***** Source material *****

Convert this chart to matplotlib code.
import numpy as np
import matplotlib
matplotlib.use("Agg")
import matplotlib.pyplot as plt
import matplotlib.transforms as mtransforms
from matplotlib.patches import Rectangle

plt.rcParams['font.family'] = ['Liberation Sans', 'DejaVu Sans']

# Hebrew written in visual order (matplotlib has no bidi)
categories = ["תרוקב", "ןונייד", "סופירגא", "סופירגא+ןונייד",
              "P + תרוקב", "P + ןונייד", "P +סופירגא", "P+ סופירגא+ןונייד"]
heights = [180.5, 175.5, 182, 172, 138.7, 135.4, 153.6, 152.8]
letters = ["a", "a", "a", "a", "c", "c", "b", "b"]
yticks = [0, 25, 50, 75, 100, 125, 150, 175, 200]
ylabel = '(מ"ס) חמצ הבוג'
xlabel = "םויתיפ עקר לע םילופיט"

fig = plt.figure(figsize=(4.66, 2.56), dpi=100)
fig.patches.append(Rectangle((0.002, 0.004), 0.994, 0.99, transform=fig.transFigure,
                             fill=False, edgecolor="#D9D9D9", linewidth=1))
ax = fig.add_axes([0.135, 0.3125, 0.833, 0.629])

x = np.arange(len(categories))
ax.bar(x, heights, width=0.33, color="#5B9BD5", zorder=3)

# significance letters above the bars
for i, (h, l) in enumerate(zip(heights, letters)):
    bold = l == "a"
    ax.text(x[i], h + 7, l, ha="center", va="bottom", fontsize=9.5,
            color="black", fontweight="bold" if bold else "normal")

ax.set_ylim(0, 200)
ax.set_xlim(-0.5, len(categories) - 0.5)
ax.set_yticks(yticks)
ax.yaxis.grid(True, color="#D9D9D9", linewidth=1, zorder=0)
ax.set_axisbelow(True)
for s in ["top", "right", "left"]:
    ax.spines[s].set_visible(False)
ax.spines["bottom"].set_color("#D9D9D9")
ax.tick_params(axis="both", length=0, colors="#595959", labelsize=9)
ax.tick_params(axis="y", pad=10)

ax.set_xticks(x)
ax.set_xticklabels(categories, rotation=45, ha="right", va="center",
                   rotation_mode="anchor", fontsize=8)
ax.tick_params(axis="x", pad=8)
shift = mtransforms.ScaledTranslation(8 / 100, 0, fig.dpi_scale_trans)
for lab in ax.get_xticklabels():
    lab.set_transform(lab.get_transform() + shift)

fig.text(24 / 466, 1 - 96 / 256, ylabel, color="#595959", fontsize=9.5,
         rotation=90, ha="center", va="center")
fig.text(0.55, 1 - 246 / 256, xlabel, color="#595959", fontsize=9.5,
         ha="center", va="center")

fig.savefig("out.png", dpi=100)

*****

# [Required work]
Quote exactly the stretch of lines above that starts at the first one and ends at the line with "plt.rcParams['font.family'] = ['Liberation", and nothing beyond it.

# [The response]
Convert this chart to matplotlib code.
import numpy as np
import matplotlib
matplotlib.use("Agg")
import matplotlib.pyplot as plt
import matplotlib.transforms as mtransforms
from matplotlib.patches import Rectangle

plt.rcParams['font.family'] = ['Liberation Sans', 'DejaVu Sans']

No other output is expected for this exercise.